▸ Job
Retype only what runs from the beginning of the data through the line with "plt.rcParams['font.family'] = ['Lato', 'DejaVu"; please omit the pictures and keep every line exact.
'''
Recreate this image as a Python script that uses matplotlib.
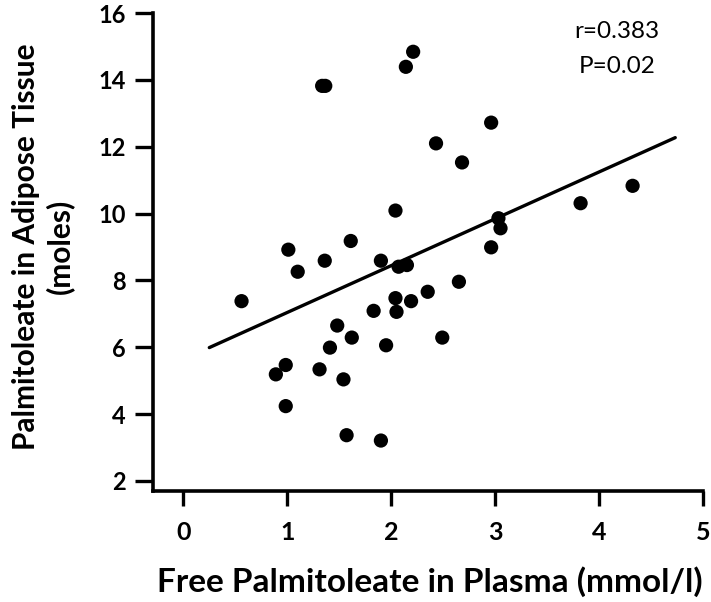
#!/usr/bin/env python3
"""
Palmitoleate in adipose tissue vs free palmitoleate in plasma
scatter with regression line
"""

import matplotlib.pyplot as plt
import numpy as np

plt.rcParams['font.family'] = ['Lato', 'DejaVu Sans']

# plasma free palmitoleate (mmol/l)
plasma = [2.21, 2.14, 1.335, 1.365, 2.04, 1.61, 1.01, 1.36, 1.10, 1.90,
          2.07, 2.15, 0.56, 2.04, 2.19, 2.05, 2.35, 1.83, 1.48, 1.62,
          1.41, 1.95, 0.985, 0.89, 1.31, 1.54, 0.985, 1.57, 1.90, 2.96,
          2.43, 2.68, 4.32, 3.82, 3.03, 3.05, 2.96, 2.65, 2.49]
# adipose tissue palmitoleate (moles)
adipose = [14.84, 14.39, 13.82, 13.82, 10.09, 9.18, 8.92, 8.59, 8.26, 8.59,
           8.41, 8.46, 7.38, 7.47, 7.38, 7.06, 7.66, 7.09, 6.65, 6.29,
           5.99, 6.06, 5.47, 5.19, 5.34, 5.04, 4.24, 3.37, 3.21, 12.72,
           12.10, 11.53, 10.83, 10.31, 9.86, 9.56, 8.99, 7.96, 6.29]

# regression line
fit_x = [0.25, 4.73]
fit_slope = 1.402
fit_intercept = 5.64

x_ticks = [0, 1, 2, 3, 4, 5]
y_ticks = [2, 4, 6, 8, 10, 12, 14, 16]

fig = plt.figure(figsize=(7.11, 6.02), dpi=100)
ax = fig.add_axes([0.2156, 0.1849, 0.7736, 0.7935])

ax.scatter(plasma, adipose, s=105, color='black', edgecolors='none', zorder=3)
fx = np.array(fit_x)
ax.plot(fx, fit_intercept + fit_slope * fx, color='black', lw=2.4, solid_capstyle='round')

ax.set_xlim(-0.2885, 5)
ax.set_ylim(1.71, 16)
ax.set_xticks(x_ticks)
ax.set_yticks(y_ticks)

for side in ['top', 'right']:
    ax.spines[side].set_visible(False)
for side in ['left', 'bottom']:
    ax.spines[side].set_linewidth(2.6)
    ax.spines[side].set_capstyle('projecting')

ax.tick_params(axis='y', direction='out', length=13, width=2.4, pad=7, labelsize=17)
ax.tick_params(axis='x', direction='out', length=11, width=2.4, pad=11, labelsize=18)
for lbl in ax.get_xticklabels() + ax.get_yticklabels():
    lbl.set_fontweight('bold')

fig.text(0.605, 0.034, 'Free Palmitoleate in Plasma (mmol/l)', ha='center', va='center',
         fontsize=24, fontweight='bold')
fig.text(0.06, 0.59, 'Palmitoleate in Adipose Tissue\n(moles)', ha='center', va='center',
         rotation=90, fontsize=21.5, fontweight='bold', multialignment='center', linespacing=1.2)

fig.text(0.867, 0.9485, 'r=0.383', ha='center', va='center', fontsize=17.5)
fig.text(0.868, 0.890, 'P=0.02', ha='center', va='center', fontsize=17.5)

plt.savefig('out.png', dpi=100, facecolor='white')
plt.close()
'''
▸ Result of this task
Recreate this image as a Python script that uses matplotlib.
#!/usr/bin/env python3
"""
Palmitoleate in adipose tissue vs free palmitoleate in plasma
scatter with regression line
"""

import matplotlib.pyplot as plt
import numpy as np

plt.rcParams['font.family'] = ['Lato', 'DejaVu Sans']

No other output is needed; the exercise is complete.